» **Aim of the exercise**: Select each line where the word "chart" appears.
━━ Material provided ━━
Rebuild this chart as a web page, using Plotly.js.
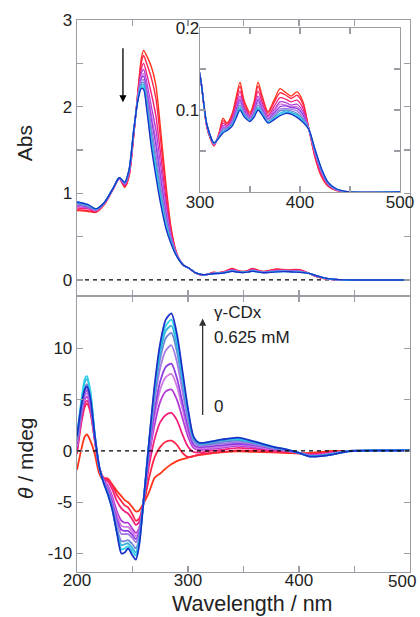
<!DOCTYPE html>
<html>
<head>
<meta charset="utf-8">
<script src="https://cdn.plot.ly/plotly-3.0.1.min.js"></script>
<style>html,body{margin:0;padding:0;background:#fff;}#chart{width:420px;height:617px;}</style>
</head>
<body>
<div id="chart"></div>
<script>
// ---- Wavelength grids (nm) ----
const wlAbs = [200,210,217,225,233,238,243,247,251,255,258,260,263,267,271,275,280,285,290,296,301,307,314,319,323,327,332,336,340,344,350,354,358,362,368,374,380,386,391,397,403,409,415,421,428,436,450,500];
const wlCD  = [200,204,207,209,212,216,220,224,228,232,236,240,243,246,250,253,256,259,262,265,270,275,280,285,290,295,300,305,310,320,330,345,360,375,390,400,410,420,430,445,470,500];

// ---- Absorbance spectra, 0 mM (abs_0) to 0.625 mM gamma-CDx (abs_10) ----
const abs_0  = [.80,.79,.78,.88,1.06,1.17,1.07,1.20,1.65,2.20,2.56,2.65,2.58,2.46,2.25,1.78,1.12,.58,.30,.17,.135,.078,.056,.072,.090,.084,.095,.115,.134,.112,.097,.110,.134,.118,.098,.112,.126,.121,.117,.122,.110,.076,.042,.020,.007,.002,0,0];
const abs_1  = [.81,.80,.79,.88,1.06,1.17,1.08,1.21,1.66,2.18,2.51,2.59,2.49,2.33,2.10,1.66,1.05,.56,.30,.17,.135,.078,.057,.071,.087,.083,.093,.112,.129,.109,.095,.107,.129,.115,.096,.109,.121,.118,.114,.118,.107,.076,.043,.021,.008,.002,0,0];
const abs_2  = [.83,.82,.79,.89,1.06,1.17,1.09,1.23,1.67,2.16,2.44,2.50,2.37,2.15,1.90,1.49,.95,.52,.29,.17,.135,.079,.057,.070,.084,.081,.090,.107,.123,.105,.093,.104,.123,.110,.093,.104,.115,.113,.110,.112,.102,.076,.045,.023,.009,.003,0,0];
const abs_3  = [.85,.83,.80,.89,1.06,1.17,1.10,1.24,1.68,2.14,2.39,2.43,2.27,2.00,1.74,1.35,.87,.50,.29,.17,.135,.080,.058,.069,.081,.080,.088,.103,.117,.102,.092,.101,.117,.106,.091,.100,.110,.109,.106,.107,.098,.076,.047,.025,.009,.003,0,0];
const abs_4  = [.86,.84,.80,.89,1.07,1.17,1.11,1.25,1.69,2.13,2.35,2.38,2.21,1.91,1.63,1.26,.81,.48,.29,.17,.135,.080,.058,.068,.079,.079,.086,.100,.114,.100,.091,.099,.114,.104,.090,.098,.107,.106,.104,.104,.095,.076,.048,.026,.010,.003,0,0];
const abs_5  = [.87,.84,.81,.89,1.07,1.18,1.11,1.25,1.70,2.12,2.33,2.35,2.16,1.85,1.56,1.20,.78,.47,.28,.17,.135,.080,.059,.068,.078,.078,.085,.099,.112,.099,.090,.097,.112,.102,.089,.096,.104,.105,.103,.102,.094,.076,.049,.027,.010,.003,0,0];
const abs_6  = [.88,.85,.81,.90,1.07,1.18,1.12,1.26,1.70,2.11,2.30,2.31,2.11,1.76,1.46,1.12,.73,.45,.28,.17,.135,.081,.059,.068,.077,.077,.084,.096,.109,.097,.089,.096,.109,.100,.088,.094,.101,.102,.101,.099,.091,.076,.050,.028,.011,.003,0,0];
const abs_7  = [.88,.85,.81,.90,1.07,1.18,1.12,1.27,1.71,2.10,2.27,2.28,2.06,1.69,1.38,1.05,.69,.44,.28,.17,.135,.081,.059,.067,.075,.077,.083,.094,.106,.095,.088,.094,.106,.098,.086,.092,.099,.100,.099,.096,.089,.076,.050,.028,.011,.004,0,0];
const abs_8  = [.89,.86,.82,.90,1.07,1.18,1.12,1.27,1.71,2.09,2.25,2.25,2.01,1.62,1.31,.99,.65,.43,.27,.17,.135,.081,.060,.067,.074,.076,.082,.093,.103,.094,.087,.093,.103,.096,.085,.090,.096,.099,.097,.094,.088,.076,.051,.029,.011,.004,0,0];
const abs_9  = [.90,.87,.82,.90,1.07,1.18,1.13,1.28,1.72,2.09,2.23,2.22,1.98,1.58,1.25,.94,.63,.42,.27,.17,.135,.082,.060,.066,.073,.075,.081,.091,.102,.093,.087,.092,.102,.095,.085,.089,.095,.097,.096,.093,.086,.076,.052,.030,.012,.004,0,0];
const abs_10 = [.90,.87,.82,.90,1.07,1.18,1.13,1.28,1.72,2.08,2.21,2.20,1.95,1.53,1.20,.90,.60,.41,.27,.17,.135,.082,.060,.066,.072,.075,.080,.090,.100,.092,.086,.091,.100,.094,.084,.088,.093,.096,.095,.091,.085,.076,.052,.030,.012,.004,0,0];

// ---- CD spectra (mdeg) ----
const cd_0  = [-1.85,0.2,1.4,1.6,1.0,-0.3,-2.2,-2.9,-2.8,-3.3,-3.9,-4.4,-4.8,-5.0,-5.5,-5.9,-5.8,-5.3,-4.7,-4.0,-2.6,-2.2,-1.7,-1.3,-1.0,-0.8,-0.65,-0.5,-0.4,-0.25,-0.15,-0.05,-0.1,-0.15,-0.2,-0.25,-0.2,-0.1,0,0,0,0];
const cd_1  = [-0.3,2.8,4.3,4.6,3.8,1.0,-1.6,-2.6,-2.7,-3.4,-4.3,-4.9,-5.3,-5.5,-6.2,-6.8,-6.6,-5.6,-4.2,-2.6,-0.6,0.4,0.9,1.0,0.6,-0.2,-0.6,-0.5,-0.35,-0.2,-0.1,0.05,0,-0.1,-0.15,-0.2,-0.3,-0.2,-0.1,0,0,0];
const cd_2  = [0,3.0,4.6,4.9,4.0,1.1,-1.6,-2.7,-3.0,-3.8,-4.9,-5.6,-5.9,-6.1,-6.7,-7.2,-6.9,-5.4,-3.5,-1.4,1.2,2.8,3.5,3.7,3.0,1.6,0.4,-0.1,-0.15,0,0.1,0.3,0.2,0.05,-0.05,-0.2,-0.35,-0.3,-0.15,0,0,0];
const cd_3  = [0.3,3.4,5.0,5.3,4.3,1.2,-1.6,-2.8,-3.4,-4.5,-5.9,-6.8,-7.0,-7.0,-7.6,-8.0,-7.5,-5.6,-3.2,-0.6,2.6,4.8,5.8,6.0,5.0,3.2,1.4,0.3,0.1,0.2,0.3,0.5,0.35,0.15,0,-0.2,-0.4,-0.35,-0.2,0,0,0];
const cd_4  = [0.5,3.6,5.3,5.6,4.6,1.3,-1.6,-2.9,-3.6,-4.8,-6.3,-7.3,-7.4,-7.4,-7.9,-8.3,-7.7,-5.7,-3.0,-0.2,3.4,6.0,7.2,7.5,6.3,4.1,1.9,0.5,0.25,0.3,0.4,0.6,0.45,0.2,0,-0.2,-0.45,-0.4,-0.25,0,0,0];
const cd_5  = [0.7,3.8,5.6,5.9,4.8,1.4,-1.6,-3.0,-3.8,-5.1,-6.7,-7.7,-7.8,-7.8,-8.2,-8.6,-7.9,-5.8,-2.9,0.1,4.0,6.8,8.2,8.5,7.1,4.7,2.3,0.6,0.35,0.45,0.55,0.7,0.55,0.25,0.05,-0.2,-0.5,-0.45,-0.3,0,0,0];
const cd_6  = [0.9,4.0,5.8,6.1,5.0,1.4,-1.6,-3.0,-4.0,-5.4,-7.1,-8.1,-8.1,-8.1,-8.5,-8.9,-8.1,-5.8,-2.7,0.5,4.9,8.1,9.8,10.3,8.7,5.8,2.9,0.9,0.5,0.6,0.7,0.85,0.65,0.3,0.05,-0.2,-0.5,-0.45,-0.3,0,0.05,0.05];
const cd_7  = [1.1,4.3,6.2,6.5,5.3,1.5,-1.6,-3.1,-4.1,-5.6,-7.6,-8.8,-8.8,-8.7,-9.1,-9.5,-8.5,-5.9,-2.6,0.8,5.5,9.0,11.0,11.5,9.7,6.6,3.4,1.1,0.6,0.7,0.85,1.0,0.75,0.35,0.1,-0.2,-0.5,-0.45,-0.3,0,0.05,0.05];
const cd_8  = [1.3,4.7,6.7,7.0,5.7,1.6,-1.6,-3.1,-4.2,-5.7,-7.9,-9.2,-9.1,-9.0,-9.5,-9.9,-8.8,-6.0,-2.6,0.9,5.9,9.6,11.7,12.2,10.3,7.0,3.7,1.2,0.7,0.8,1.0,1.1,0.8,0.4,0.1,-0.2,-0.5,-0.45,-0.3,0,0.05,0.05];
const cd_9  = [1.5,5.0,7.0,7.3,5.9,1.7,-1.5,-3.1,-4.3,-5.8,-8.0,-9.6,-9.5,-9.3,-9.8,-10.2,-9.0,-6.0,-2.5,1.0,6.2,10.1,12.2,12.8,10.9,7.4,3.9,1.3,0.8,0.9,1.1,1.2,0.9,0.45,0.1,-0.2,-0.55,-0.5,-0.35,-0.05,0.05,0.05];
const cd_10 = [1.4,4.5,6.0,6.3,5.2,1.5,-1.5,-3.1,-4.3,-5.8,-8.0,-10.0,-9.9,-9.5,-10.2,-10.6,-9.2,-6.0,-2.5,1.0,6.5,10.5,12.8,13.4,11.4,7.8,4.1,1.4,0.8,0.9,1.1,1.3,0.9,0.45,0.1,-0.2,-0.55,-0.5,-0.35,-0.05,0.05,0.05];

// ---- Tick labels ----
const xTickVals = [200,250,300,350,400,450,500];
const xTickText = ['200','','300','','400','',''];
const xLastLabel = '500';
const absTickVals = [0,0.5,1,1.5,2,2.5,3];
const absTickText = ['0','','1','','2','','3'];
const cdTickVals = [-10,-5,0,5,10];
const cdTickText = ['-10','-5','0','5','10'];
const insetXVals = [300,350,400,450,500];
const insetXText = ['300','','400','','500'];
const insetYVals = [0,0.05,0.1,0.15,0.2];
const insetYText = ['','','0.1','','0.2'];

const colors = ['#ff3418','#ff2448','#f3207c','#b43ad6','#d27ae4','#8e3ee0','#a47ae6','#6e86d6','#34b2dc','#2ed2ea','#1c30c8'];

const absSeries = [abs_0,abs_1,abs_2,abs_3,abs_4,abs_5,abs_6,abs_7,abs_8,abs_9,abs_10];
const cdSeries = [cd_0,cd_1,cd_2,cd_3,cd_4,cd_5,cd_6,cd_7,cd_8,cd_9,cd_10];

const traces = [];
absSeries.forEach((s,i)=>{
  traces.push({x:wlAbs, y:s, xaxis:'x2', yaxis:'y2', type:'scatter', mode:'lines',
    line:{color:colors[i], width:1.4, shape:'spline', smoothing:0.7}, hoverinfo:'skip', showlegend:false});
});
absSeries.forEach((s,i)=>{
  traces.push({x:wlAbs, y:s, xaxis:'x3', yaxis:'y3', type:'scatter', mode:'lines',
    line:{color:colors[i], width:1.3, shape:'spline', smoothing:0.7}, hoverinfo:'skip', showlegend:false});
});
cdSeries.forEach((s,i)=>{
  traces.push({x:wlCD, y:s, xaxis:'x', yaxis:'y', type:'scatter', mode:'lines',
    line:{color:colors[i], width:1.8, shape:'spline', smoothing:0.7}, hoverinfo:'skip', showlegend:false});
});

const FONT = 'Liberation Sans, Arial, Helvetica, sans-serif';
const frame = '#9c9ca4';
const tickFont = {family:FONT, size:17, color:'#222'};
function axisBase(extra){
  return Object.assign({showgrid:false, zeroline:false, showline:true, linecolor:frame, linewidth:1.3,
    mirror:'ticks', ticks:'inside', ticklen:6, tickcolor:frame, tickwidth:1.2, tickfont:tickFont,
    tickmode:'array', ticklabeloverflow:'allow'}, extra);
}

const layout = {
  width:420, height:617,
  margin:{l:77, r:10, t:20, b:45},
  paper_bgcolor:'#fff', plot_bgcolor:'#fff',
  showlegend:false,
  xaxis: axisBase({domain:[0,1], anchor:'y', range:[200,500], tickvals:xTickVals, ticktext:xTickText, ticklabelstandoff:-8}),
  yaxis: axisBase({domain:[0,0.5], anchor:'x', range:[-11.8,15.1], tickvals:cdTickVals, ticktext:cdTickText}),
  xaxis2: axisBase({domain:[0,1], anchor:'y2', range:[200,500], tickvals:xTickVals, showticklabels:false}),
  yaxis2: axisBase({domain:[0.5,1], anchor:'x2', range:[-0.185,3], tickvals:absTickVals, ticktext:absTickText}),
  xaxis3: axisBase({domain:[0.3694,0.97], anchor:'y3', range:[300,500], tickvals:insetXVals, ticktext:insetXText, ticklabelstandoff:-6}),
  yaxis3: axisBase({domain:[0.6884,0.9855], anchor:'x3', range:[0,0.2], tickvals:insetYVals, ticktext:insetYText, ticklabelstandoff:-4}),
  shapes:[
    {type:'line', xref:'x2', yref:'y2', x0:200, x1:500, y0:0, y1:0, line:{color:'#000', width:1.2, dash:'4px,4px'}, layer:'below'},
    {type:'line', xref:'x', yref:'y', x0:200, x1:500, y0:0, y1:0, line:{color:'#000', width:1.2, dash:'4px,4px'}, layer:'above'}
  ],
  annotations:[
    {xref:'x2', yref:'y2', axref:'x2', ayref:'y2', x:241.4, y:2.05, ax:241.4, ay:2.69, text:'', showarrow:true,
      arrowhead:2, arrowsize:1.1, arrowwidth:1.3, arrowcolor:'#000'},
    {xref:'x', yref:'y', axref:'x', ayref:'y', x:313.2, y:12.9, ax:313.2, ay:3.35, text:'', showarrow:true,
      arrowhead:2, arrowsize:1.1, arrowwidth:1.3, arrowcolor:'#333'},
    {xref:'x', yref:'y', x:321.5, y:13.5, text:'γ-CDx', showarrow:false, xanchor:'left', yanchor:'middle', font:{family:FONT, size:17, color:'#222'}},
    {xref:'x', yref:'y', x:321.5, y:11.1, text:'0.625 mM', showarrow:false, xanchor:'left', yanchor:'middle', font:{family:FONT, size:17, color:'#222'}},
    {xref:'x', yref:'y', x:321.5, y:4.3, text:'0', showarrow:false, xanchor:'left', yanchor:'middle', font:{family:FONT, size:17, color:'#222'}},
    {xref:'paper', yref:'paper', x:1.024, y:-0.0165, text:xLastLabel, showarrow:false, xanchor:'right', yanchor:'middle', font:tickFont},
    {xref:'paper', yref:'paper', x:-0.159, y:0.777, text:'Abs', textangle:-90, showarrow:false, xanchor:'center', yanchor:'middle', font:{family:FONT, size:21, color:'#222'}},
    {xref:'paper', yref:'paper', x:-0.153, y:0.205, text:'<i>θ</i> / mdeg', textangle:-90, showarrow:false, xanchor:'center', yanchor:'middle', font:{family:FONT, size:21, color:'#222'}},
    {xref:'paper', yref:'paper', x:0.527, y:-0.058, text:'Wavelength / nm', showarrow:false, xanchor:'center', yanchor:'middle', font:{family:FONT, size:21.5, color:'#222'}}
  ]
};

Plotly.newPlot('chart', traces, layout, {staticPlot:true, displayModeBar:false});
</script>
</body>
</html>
━━━
» **Final answer**:
Rebuild this chart as a web page, using Plotly.js.
<style>html,body{margin:0;padding:0;background:#fff;}#chart{width:420px;height:617px;}</style>
<div id="chart"></div>
Plotly.newPlot('chart', traces, layout, {staticPlot:true, displayModeBar:false});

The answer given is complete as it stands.